An open letter to my queer sisters, brothers and assorted others:
The Covid-19 pandemic is certainly turning life upside down. “Business as usual” has been cancelled or curtailed, from employment to education to entertainment. As the infection rate and death toll climbs, a sense of foreboding is coming to permeate the collective consciousness. “Pandemic” is a big word. How bad will it get? When will things “go back”? We don’t know the answers to these questions, and we won’t for some time.
But in the meantime, we suddenly find ourselves in a world where our usual concerns don’t apply. Instead of fretting about workplace politics, maybe now we’re wondering if unemployment benefits will cover our expenses. Rather than worrying about our place in the pecking order at school, we’re missing our friends and wishing we weren’t stuck at home with cranky parents. Last month, we were fantasizing about kissing the cute checker at the grocery store, but today we’ve got a mask over our mouth, and are hoping the TP will be back in stock soon.
Collectively, we are experiencing apprehension together. It is a perfectly natural stress response. “Fight, flight or freeze” are the classic reactions, and we’ll be seeing varying forms of each as this virus winds its course through the social body, with both people and institutions.
As queer folks, we might have certain advantages for dealing with a crisis. After all, we are outsiders to some degree or another. Those of us who do not automatically benefit from the system just for being who we are — that is to say, those of us who are not straight white men — can have a perspective that is clearer for being separate. In the absence of being given clear roles to fill, we have had to make up our own. We might even question the utility of assigning roles at all.
So, when things “fall apart,” we are not as put off as others. We weren’t counting on the ground under our feet to be that steady in the first place. Therefore, we have the potential to get through the shocked stage more quickly and attend to the what must be done in the new situation. (This is how I feel, personally, anyway.)
But I won’t ignore certain cold, hard facts, either: It’s all too tragically true that when a crisis hits, those who are already vulnerable tend to get hurt first and worst, and queer folks are disproportionally vulnerable. In that way, our queerness matters very much. I don’t for a minute want to underplay that. Or ignore that vulnerability is also disproportionally decided on the basis of race, sex, class, etc. These oppressive inequalities are endemic to civilization, with origins going back millennia (to the Neolithic Age, in fact). I take them very seriously.

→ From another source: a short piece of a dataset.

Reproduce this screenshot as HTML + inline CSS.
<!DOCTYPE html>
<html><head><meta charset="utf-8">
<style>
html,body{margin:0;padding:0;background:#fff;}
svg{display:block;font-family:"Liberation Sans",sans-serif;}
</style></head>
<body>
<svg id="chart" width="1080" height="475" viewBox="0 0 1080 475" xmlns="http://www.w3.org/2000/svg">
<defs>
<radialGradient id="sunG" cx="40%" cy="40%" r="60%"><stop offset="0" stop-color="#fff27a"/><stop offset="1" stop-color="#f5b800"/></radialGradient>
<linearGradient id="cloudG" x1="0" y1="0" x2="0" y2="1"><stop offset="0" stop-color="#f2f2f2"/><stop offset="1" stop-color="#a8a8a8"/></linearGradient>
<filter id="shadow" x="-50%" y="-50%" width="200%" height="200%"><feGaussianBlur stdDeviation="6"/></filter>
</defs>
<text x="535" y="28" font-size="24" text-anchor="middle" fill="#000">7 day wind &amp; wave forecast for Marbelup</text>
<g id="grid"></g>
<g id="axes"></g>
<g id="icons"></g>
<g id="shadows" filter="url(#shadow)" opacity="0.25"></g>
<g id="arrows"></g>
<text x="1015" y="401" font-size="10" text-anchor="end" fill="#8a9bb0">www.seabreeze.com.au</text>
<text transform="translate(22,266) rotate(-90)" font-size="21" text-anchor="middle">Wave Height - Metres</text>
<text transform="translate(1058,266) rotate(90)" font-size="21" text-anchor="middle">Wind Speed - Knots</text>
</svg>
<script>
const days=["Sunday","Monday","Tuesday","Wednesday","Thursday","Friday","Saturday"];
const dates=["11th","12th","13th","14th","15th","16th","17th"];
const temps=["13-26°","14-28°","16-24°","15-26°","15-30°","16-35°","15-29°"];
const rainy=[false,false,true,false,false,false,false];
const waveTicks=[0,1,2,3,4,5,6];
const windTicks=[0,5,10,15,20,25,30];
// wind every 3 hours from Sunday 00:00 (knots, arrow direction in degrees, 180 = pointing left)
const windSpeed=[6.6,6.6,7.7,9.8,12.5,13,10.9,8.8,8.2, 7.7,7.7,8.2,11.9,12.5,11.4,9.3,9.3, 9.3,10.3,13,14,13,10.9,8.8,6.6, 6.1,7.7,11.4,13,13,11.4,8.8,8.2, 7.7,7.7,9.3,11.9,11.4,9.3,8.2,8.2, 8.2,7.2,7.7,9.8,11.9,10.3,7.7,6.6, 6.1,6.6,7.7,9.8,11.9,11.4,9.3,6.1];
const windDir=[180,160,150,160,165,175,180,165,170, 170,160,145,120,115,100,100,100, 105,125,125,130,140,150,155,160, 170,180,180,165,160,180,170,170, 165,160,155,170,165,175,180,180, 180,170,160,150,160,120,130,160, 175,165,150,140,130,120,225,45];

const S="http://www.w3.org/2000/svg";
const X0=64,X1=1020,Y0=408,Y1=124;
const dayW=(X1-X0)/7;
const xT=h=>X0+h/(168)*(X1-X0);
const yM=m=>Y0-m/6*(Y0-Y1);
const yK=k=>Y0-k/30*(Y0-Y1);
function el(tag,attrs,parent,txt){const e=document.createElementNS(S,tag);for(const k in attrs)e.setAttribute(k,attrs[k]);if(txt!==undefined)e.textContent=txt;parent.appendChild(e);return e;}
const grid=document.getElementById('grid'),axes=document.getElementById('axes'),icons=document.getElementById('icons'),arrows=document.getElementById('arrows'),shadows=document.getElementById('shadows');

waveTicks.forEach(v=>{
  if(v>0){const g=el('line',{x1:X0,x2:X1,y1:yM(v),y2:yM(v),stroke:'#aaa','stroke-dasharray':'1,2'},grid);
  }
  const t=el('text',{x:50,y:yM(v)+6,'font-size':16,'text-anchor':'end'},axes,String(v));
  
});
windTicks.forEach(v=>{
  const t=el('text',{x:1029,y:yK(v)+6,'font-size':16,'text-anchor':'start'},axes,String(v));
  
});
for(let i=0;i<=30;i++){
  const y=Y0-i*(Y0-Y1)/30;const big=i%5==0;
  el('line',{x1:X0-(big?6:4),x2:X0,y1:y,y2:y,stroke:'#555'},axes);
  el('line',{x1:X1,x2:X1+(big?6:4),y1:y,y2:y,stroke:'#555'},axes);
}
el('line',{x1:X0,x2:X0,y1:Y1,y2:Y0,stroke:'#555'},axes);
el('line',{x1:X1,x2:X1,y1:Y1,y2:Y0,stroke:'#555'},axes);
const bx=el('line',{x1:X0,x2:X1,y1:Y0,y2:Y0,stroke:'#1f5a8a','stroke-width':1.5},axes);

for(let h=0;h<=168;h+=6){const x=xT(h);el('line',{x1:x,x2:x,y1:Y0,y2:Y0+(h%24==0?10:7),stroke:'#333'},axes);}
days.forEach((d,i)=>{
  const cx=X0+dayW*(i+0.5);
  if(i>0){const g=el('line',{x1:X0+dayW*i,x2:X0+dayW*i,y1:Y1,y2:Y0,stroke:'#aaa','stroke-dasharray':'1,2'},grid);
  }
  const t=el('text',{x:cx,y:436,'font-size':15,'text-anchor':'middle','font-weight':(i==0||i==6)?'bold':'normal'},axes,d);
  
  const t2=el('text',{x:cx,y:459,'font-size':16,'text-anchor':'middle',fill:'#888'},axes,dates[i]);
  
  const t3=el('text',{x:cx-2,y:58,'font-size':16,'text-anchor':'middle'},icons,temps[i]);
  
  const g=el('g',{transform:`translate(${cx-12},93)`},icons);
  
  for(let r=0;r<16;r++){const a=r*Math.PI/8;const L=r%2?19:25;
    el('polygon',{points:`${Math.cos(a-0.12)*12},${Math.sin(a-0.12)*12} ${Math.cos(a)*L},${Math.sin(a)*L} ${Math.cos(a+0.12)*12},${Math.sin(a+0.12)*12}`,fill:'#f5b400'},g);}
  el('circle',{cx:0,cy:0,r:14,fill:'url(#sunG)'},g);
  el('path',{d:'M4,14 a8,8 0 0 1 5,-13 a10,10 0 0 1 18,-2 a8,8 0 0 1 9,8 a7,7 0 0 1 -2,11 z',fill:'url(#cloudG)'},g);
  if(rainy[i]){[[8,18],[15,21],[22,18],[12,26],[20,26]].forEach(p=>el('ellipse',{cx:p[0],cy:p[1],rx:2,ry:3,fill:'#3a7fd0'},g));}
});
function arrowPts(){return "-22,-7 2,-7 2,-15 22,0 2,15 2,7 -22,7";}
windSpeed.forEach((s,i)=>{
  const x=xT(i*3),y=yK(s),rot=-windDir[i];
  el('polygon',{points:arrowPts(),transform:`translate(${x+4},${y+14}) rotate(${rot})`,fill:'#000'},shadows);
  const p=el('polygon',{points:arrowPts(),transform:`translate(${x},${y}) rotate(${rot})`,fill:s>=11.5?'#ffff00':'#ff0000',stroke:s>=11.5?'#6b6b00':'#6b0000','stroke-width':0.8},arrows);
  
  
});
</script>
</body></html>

Conversely, some queer folks have chosen to take an increasingly active role in steering the ship of state and in shaping conventionality. The pursuit of “marriage equality” is an example. So is corporate Pride sponsorship. And Pete Buttigieg. At the heart of this approach is the insistence that we are just the same as straight folks, except for one little twist; that “love is love” and “family is family” and sexual identity is just another flavor of normal. For such people, the status quo is something to defend, not — as those with anarcho-primitivist tendencies like myself will insist — to up-end. However, assimilationism carries its own inherent risks. As Martin Luther King said: “We have fought hard and long for integration, as I believe we should have, and I know that we will win. But I’ve come to believe we’re integrating into a burning house.”
At a broader scale, a crisis like this virus could put the so-called “Culture Wars” on hold. If we are coming together to face this situation as a society, it would make sense to set aside our differences and cooperate at the level of basic humanity: that is, with compassion, intelligence, and responsibility. In other words, this isn’t the time to stomp around with a sign saying, “God Hates Fags,” even though the laws of the land grant that right. Nor, I might gently suggest, is it the right occasion to spend a lot of time with the finer points of pronouns and labels. If, as it is probable (in my mind, anyway) that our society will not bounce back to its original pre-pandemic form, then we should all be prepared to rejigger our priorities from here on out. Put another way, after this thing shakes out, things might look very different, both for better and for worse. Flexibility will be more practical than digging in. (This is ancient lesson. See the story of the Oak and the Reed, as told by Avianus, a 5th-century pagan and Roman poet.)
This isn’t the last crisis that our society will face. We live in a time of entropy, in which formerly stable systems are breaking down and becoming more chaotic. This is true of economics, politics, and — most consequentially — the climate. Disease outbreaks will become more common as mosquitoes move further north, and as pathogens are released by melting permafrost. We will be revisited by that rare-of-late but all-too-common historical agricultural event: the famine. Floods, fires and storms will cause damage that’s never repaired. We might well look back on the Coronavirus episode as little more than a brief rehearsal. Whatever ways that our queerness, or our color, or our enculturation can help us, the better. Whatever ways that they hurt, we should drop them.
And, lest we forget, from a non-human perspective, a healthy ecology is all that matters, and our social issues are of no importance whatsoever. For all the species suffering and going extinct, and for all the habitats wiped out by our “development,” human civilization is itself a deadly crisis. In that context, no, our queerness doesn’t matter, except in how it might inform our ability to embrace humility and act with grace. Other than that — I’m sorry to say — it’s just ego.